Heru tersenyum lebar. Bejo masih menatapnya tajam. Seharusnya Heru sadar ada yang aneh dengan Mas Bejo. Harusnya begitu! Mas Bejo sejak tadi mengoceh dan tertawa, namun sekarang dia terlihat sangat pendiam. Heru nggak peka dengan perubahan Mas Bejo karena dia sibuk tersenyum karena Chiko menelepon.
"Kangen, yak?" Heru mengawali telepon Chiko dengan pertanyaan yang sangat ambigu. Mas Bejo merengut nggak suka. Dia sudah menganggap Chiko seperti adik kandungnya sendiri, tapi sekarang...
Chiko seperti sedang mengkhianatinya.
Meski Chiko nggak berniat melakukan itu. Bagaimana lagi? Bejo sudah telanjur baper karena mendengar kenyataan yang pahit itu. Dia kira Heru dan Chiko itu hanya teman biasa, tapi nyatanya Heru itu pernah naksir Chiko. Sepertinya Bejo harus mendirikan aliansi yang sangat keras bersama Gigih untuk mengikat orang yang mereka cintai agar nggak bermain terlalu sering.
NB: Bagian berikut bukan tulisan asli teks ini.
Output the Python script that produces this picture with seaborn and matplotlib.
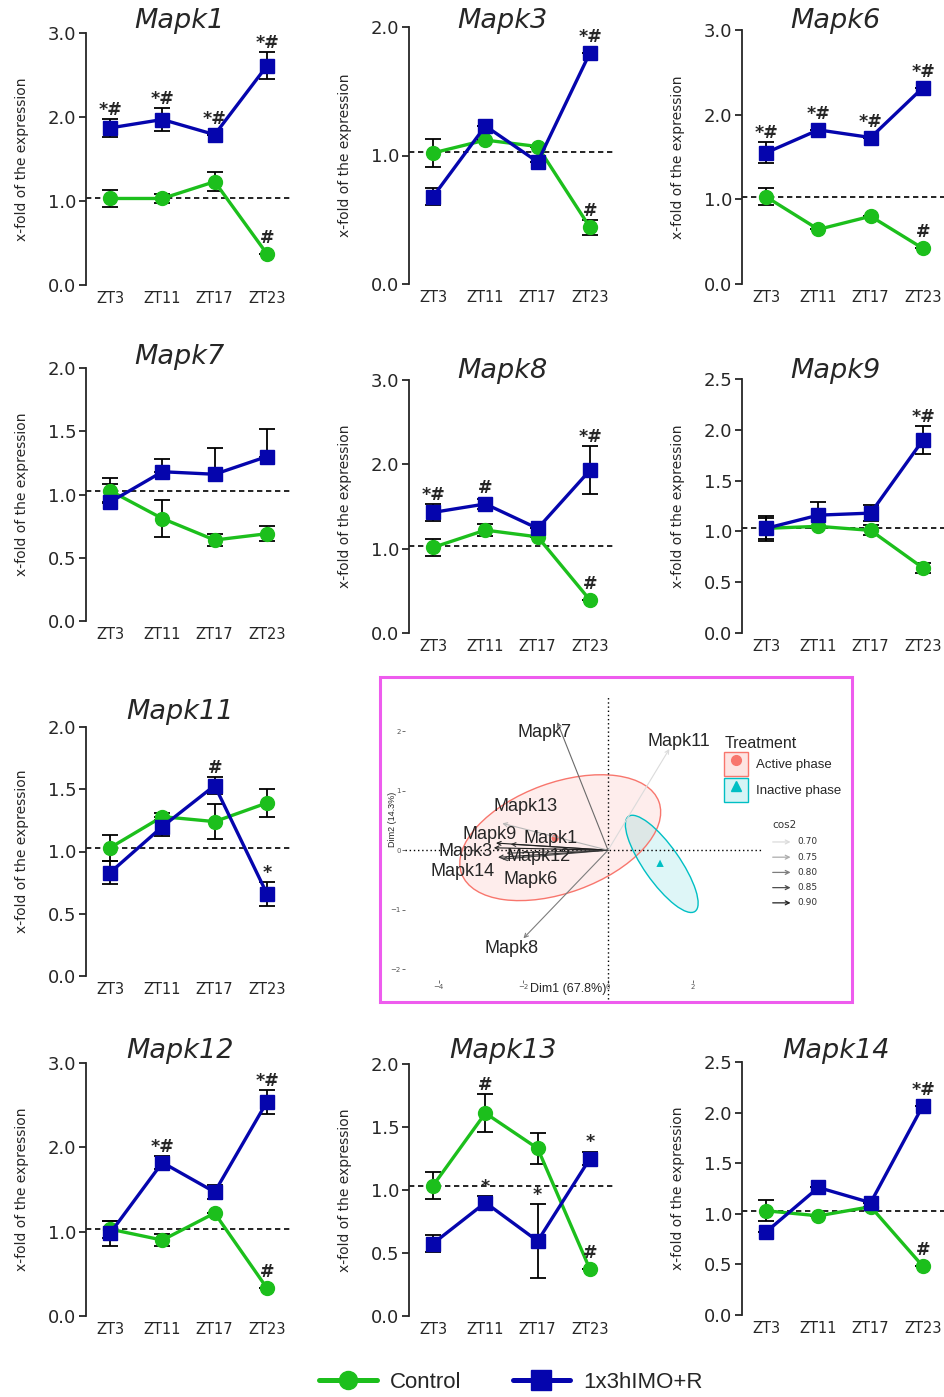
import matplotlib
matplotlib.use('Agg')
import matplotlib.pyplot as plt
import seaborn as sns
import numpy as np
import pandas as pd
from matplotlib.lines import Line2D
from matplotlib.patches import Patch, Rectangle, Ellipse
from matplotlib.legend_handler import HandlerTuple
from matplotlib.transforms import ScaledTranslation

# ---- data ----
zt = ['ZT3', 'ZT11', 'ZT17', 'ZT23']

ctrl_mapk1 = [1.03, 1.03, 1.23, 0.37]
ctrl_mapk1_err = [0.10, 0.05, 0.11, 0.0]
trt_mapk1 = [1.87, 1.97, 1.79, 2.61]
trt_mapk1_err = [0.11, 0.14, 0.0, 0.16]
ctrl_mapk1_sig = ['', '', '', '#']
trt_mapk1_sig = ['*#', '*#', '*#', '*#']

ctrl_mapk3 = [1.02, 1.12, 1.07, 0.44]
ctrl_mapk3_err = [0.11, 0.0, 0.0, 0.06]
trt_mapk3 = [0.68, 1.23, 0.95, 1.80]
trt_mapk3_err = [0.065, 0.0, 0.0, 0.0]
ctrl_mapk3_sig = ['', '', '', '#']
trt_mapk3_sig = ['', '', '', '*#']

ctrl_mapk6 = [1.03, 0.645, 0.80, 0.42]
ctrl_mapk6_err = [0.10, 0.0, 0.0, 0.0]
trt_mapk6 = [1.55, 1.82, 1.73, 2.32]
trt_mapk6_err = [0.125, 0.0, 0.0, 0.0]
ctrl_mapk6_sig = ['', '', '', '#']
trt_mapk6_sig = ['*#', '*#', '*#', '*#']

ctrl_mapk7 = [1.03, 0.81, 0.64, 0.69]
ctrl_mapk7_err = [0.10, 0.145, 0.045, 0.06]
trt_mapk7 = [0.94, 1.18, 1.16, 1.30]
trt_mapk7_err = [0.14, 0.10, 0.21, 0.22]
trt_mapk7_err_lo = [0.0, 0.0, 0.0, 0.0]
ctrl_mapk7_sig = ['', '', '', '']
trt_mapk7_sig = ['', '', '', '']

ctrl_mapk8 = [1.015, 1.22, 1.14, 0.39]
ctrl_mapk8_err = [0.10, 0.07, 0.0, 0.0]
trt_mapk8 = [1.43, 1.53, 1.24, 1.93]
trt_mapk8_err = [0.105, 0.06, 0.0, 0.285]
ctrl_mapk8_sig = ['', '', '', '#']
trt_mapk8_sig = ['*#', '#', '', '*#']

ctrl_mapk9 = [1.03, 1.05, 1.01, 0.64]
ctrl_mapk9_err = [0.10, 0.0, 0.05, 0.05]
trt_mapk9 = [1.03, 1.16, 1.18, 1.90]
trt_mapk9_err = [0.125, 0.13, 0.08, 0.135]
ctrl_mapk9_sig = ['', '', '', '']
trt_mapk9_sig = ['', '', '', '*#']

ctrl_mapk11 = [1.03, 1.28, 1.24, 1.39]
ctrl_mapk11_err = [0.105, 0.03, 0.14, 0.115]
trt_mapk11 = [0.83, 1.20, 1.53, 0.66]
trt_mapk11_err = [0.09, 0.075, 0.07, 0.095]
ctrl_mapk11_sig = ['', '', '', '']
trt_mapk11_sig = ['', '', '#', '*']

ctrl_mapk12 = [1.03, 0.90, 1.22, 0.33]
ctrl_mapk12_err = [0.10, 0.07, 0.0, 0.0]
trt_mapk12 = [0.98, 1.82, 1.47, 2.54]
trt_mapk12_err = [0.15, 0.08, 0.08, 0.145]
ctrl_mapk12_sig = ['', '', '', '#']
trt_mapk12_sig = ['', '*#', '', '*#']

ctrl_mapk13 = [1.035, 1.61, 1.33, 0.37]
ctrl_mapk13_err = [0.105, 0.15, 0.12, 0.0]
trt_mapk13 = [0.575, 0.90, 0.595, 1.25]
trt_mapk13_err = [0.065, 0.05, 0.29, 0.05]
ctrl_mapk13_sig = ['', '#', '', '#']
trt_mapk13_sig = ['', '*', '*', '*']

ctrl_mapk14 = [1.03, 0.98, 1.07, 0.48]
ctrl_mapk14_err = [0.105, 0.0, 0.0, 0.0]
trt_mapk14 = [0.82, 1.26, 1.11, 2.07]
trt_mapk14_err = [0.0, 0.0, 0.0, 0.0]
ctrl_mapk14_sig = ['', '', '', '#']
trt_mapk14_sig = ['', '', '', '*#']

# PCA biplot
pca_genes = ['Mapk1', 'Mapk3', 'Mapk6', 'Mapk7', 'Mapk8', 'Mapk9',
             'Mapk11', 'Mapk12', 'Mapk13', 'Mapk14']
pca_dim1 = [-2.30, -2.70, -2.50, -1.20, -2.00, -2.65, 1.45, -2.40, -2.50, -2.60]
pca_dim2 = [0.10, 0.04, -0.15, 2.15, -1.48, 0.12, 1.70, -0.05, 0.45, -0.12]
pca_cos2 = [0.86, 0.90, 0.86, 0.82, 0.80, 0.90, 0.70, 0.86, 0.74, 0.88]
label_dim1 = [-1.35, -3.38, -1.82, -1.51, -2.29, -2.81, 1.68, -1.65, -1.94, -3.45]
label_dim2 = [0.20, -0.03, -0.49, 1.98, -1.65, 0.27, 1.83, -0.10, 0.74, -0.35]
groups = ['Active phase', 'Inactive phase']
group_dim1 = [-1.25, 1.23]
group_dim2 = [0.20, -0.22]
cos2_levels = [0.70, 0.75, 0.80, 0.85, 0.90]

# ---- style ----
W, H = 944, 1397
GREEN = '#1cbf1c'
BLUE = '#0505ad'
RED = '#F8766D'
TEAL = '#00BFC4'
ARIAL = ['Liberation Sans', 'DejaVu Sans']

sns.set_style('ticks')
plt.rcParams['font.family'] = ['DejaVu Sans']

fig = plt.figure(figsize=(W / 100, H / 100), dpi=100)


def px_rect(x0, y0, x1, y1):
    return [x0 / W, 1 - y1 / H, (x1 - x0) / W, (y1 - y0) / H]


def cos2_gray(c):
    return str(round(0.86 - (c - 0.70) / 0.20 * 0.74, 3))


def draw_panel(name, ctrl, ctrl_err, trt, trt_err, ctrl_sig, trt_sig,
               ymax, step, box, trt_err_lo=None):
    left, top, bottom, title_y = box
    ax = fig.add_axes(px_rect(left, top, left + 204, bottom))
    x = np.arange(len(zt))
    df = pd.DataFrame({'x': x, 'ctrl': ctrl, 'trt': trt})
    lo = trt_err if trt_err_lo is None else trt_err_lo

    ax.axhline(1.03, color='black', ls=(0, (3.2, 2.2)), lw=1.2, zorder=1)
    ax.errorbar(x, ctrl, yerr=ctrl_err, fmt='none', ecolor='black',
                elinewidth=1.3, capsize=5.5, capthick=1.3, zorder=2)
    ax.errorbar(x, trt, yerr=[lo, trt_err], fmt='none', ecolor='black',
                elinewidth=1.3, capsize=5.5, capthick=1.3, zorder=2)
    sns.lineplot(data=df, x='x', y='ctrl', ax=ax, color=GREEN, lw=2.4,
                 marker='o', ms=10, mec=GREEN, mew=1, zorder=3, clip_on=False)
    sns.lineplot(data=df, x='x', y='trt', ax=ax, color=BLUE, lw=2.4,
                 marker='s', ms=10, mec=BLUE, mew=1, zorder=4, clip_on=False)

    ax.set_xlim(-0.46, 3.44)
    ax.set_ylim(0, ymax)
    ax.set_yticks(np.arange(0, ymax + 1e-9, step))
    ax.yaxis.set_major_formatter('{x:.1f}')
    ax.set_xticks(x, zt)
    for s in ['top', 'right', 'bottom']:
        ax.spines[s].set_visible(False)
    ax.spines['left'].set_linewidth(1.3)
    ax.tick_params(axis='y', labelsize=13, length=5, width=1.3, pad=2)
    ax.tick_params(axis='x', labelsize=10.5, length=0, pad=4)
    ax.set_xlabel('')
    ax.set_ylabel('x-fold of the expression', fontsize=10)
    ax.yaxis.set_label_coords(-0.28, 0.5)
    fig.text((left + 0.46 * 204) / W, 1 - title_y / H, name, ha='center',
             va='center', fontsize=19.5, style='italic')

    px_per_unit = (bottom - top) / ymax
    for vals, errs, sigs in [(ctrl, ctrl_err, ctrl_sig), (trt, trt_err, trt_sig)]:
        for xi, v, e, s in zip(x, vals, errs, sigs):
            if not s:
                continue
            off = (max(e * px_per_unit, 7) + 9) * 0.72
            ax.annotate(s, (xi, v), xytext=(0, off), textcoords='offset points',
                        ha='center', va='center', fontsize=12.5, fontweight='bold')
    return ax


draw_panel('Mapk1', ctrl_mapk1, ctrl_mapk1_err, trt_mapk1, trt_mapk1_err,
           ctrl_mapk1_sig, trt_mapk1_sig, 3.0, 1.0, (86, 33, 285, 21))
draw_panel('Mapk3', ctrl_mapk3, ctrl_mapk3_err, trt_mapk3, trt_mapk3_err,
           ctrl_mapk3_sig, trt_mapk3_sig, 2.0, 1.0, (409, 27, 284, 21))
draw_panel('Mapk6', ctrl_mapk6, ctrl_mapk6_err, trt_mapk6, trt_mapk6_err,
           ctrl_mapk6_sig, trt_mapk6_sig, 3.0, 1.0, (742, 30, 284, 21))
draw_panel('Mapk7', ctrl_mapk7, ctrl_mapk7_err, trt_mapk7, trt_mapk7_err,
           ctrl_mapk7_sig, trt_mapk7_sig, 2.0, 0.5, (86, 368, 621, 357),
           trt_err_lo=trt_mapk7_err_lo)
draw_panel('Mapk8', ctrl_mapk8, ctrl_mapk8_err, trt_mapk8, trt_mapk8_err,
           ctrl_mapk8_sig, trt_mapk8_sig, 3.0, 1.0, (409, 380, 633, 371))
draw_panel('Mapk9', ctrl_mapk9, ctrl_mapk9_err, trt_mapk9, trt_mapk9_err,
           ctrl_mapk9_sig, trt_mapk9_sig, 2.5, 0.5, (742, 379, 633, 371))
draw_panel('Mapk11', ctrl_mapk11, ctrl_mapk11_err, trt_mapk11, trt_mapk11_err,
           ctrl_mapk11_sig, trt_mapk11_sig, 2.0, 0.5, (86, 727, 976, 712))
draw_panel('Mapk12', ctrl_mapk12, ctrl_mapk12_err, trt_mapk12, trt_mapk12_err,
           ctrl_mapk12_sig, trt_mapk12_sig, 3.0, 1.0, (86, 1063, 1316, 1051))
draw_panel('Mapk13', ctrl_mapk13, ctrl_mapk13_err, trt_mapk13, trt_mapk13_err,
           ctrl_mapk13_sig, trt_mapk13_sig, 2.0, 0.5, (409, 1064, 1316, 1051))
draw_panel('Mapk14', ctrl_mapk14, ctrl_mapk14_err, trt_mapk14, trt_mapk14_err,
           ctrl_mapk14_sig, trt_mapk14_sig, 2.5, 0.5, (742, 1062, 1315, 1051))

# ---- PCA biplot ----
fig.add_artist(Rectangle((380 / W, 1 - 1002 / H), 472 / W, 325 / H,
                         transform=fig.transFigure, fill=False,
                         edgecolor='#ee5cee', lw=2.2))
pax = fig.add_axes(px_rect(405, 690, 762, 980))
pax.set_xlim(-4.8, 3.64)
pax.set_ylim(-2.18, 2.69)
for s in pax.spines.values():
    s.set_visible(False)
pax.axhline(0, color='black', ls=(0, (1, 2)), lw=1, zorder=1)
pax.axvline(0, ymin=-0.065, ymax=0.98, color='black', ls=(0, (1, 2)), lw=1,
            zorder=1, clip_on=False)

# confidence ellipses (size in inches, centred on data coords)
ell_dim1 = [-1.13, 1.27]
ell_dim2 = [0.21, -0.23]
ell_w = [2.10, 1.16]
ell_h = [1.10, 0.36]
ell_angle = [20, -55]
for cx, cy, w, h, a, col in zip(ell_dim1, ell_dim2, ell_w, ell_h, ell_angle, [RED, TEAL]):
    tr = fig.dpi_scale_trans + ScaledTranslation(cx, cy, pax.transData)
    pax.add_patch(Ellipse((0, 0), w, h, angle=a, transform=tr,
                          facecolor=col, alpha=0.13, edgecolor='none', zorder=0))
    pax.add_patch(Ellipse((0, 0), w, h, angle=a, transform=tr,
                          fill=False, edgecolor=col, lw=1, zorder=0.5))

sns.scatterplot(x=group_dim1, y=group_dim2, hue=groups, style=groups,
                markers=['o', '^'], palette=[RED, TEAL], s=28, legend=False,
                ax=pax, zorder=3, edgecolor='none')

for gx, gy, c in zip(pca_dim1, pca_dim2, pca_cos2):
    pax.annotate('', xy=(gx, gy), xytext=(0, 0),
                 arrowprops=dict(arrowstyle='->', color=cos2_gray(c), lw=0.8,
                                 shrinkA=0, shrinkB=0, mutation_scale=7))
for name, lx, ly in zip(pca_genes, label_dim1, label_dim2):
    pax.text(lx, ly, name, ha='center', va='center', fontsize=13,
             family=ARIAL, zorder=5)

pax.set_xticks([-4, -2, 0, 2])
pax.set_yticks([-2, -1, 0, 1, 2])
pax.tick_params(labelsize=5, length=2, width=0.6, pad=1, colors='#555555')
pax.set_xlabel('Dim1 (67.8%)', fontsize=9, family=ARIAL)
pax.xaxis.set_label_coords(0.458, -0.03)
pax.xaxis.label.set_va('center')
pax.set_ylabel('Dim2 (14.3%)', fontsize=6.5, family=ARIAL)
pax.yaxis.set_label_coords(-0.034, 0.555)
pax.yaxis.label.set_va('center')

tr_handles = [
    (Patch(facecolor='#fde4e2', edgecolor=RED, lw=1),
     Line2D([], [], marker='o', color=RED, ls='', ms=7)),
    (Patch(facecolor='#d6f4f5', edgecolor=TEAL, lw=1),
     Line2D([], [], marker='^', color=TEAL, ls='', ms=7)),
]
pax.legend(tr_handles, groups, handler_map={tuple: HandlerTuple(ndivide=1)},
           title='Treatment', loc='upper left', bbox_to_anchor=(0.88, 0.86),
           frameon=False, handlelength=1.8, handleheight=2.4,
           handletextpad=0.6, labelspacing=0.12, borderaxespad=0,
           prop={'family': ARIAL, 'size': 9.5},
           title_fontproperties={'family': ARIAL, 'size': 11.5},
           alignment='left')

pax.text(1.028, 0.534, 'cos2', transform=pax.transAxes, fontsize=7.5,
         ha='left', va='center', color='#333333')
for i, c in enumerate(cos2_levels):
    yy = 0.476 - i * 0.0525
    pax.annotate('', xy=(1.08, yy), xytext=(1.03, yy), xycoords='axes fraction',
                 arrowprops=dict(arrowstyle='->', color=cos2_gray(c), lw=0.9,
                                 shrinkA=0, shrinkB=0, mutation_scale=7))
    pax.text(1.098, yy, f'{c:.2f}', transform=pax.transAxes, fontsize=6.5,
             ha='left', va='center', color='#333333')

# ---- bottom legend ----
handles = [Line2D([], [], color=GREEN, lw=3.6, marker='o', ms=13),
           Line2D([], [], color=BLUE, lw=3.6, marker='s', ms=15)]
fig.legend(handles, ['Control', '1x3hIMO+R'], loc='center',
           bbox_to_anchor=(511 / W, 1 - 1382 / H), ncol=2, frameon=False,
           handlelength=2.6, handletextpad=0.6, columnspacing=2.3,
           prop={'family': ARIAL, 'size': 16})

fig.savefig('out.png', dpi=100)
Apalagi Heru itu berbahaya. Dia lebih angin-anginan dibanding Chiko. Tingkah Heru itu mengejutkan.
"Kamu lagi sibuk, ya?" Chiko tersenyum lebar di sana. Dia mencari Mas Bejo di rumahnya, namun pembantu Mas Bejo mengatakan kalau cowok macho itu sudah pergi sejak pagi. Katanya mau ke pantai.
"Iya, aku lagi liburan, dong! Keren, kan?" Heru terkikik.
"Enak banget! Aku nggak diajak!"
"Enak, dong! Kamu nggak bilang, sih kalau mau ikut! Ah, tapi jangan, deh! Kalau kamu ikut, bonusnya pasti ada. Nggak mungkin kamu berangkat sendiri. Ada bodyguard-nya. Jadi aku mana bisa genit-genitan ke kamu..." Heru terbahak kencang. Niatannya bercanda. Sungguh, hanya bercanda!
Heru sengaja bercanda begitu dengan Chiko, karena dia tahu kalau dia cukup ngenes selama ini. Ditolak cewek sering, ditolak cowok juga pernah! Paling nggak dia merasa itu sebagai bahan candaan, nggak sekaku dan seserius itu.
Sayangnya Heru salah tempat. Sekarang ini baik dirinya maupun Chiko sedang dalam masalah. Gigih mendengar percakapan mereka, begitu juga dengan Mas Bejo. Ekspresi kedua cowok itu terlihat buruk. Bejo mencoba menahan sabar. Marah-marah dan meledak memang bukan gayanya, tapi untuk pertama kalinya dia merasa hatinya sedang diuji. Dia menelan ludah, mencoba mengambil napas agar kesabarannya terjala makin lama.
"Kamu ke pantai, kan?" Chiko masih bertanya pelan.
"Iya, ke Teluk Love. Kapan-kapan aku pengen ngajakin ke sini." Heru terkikik. Keduanya lupa kalau akan ada dua hati yang sedang terluka ketika mereka membahas ini.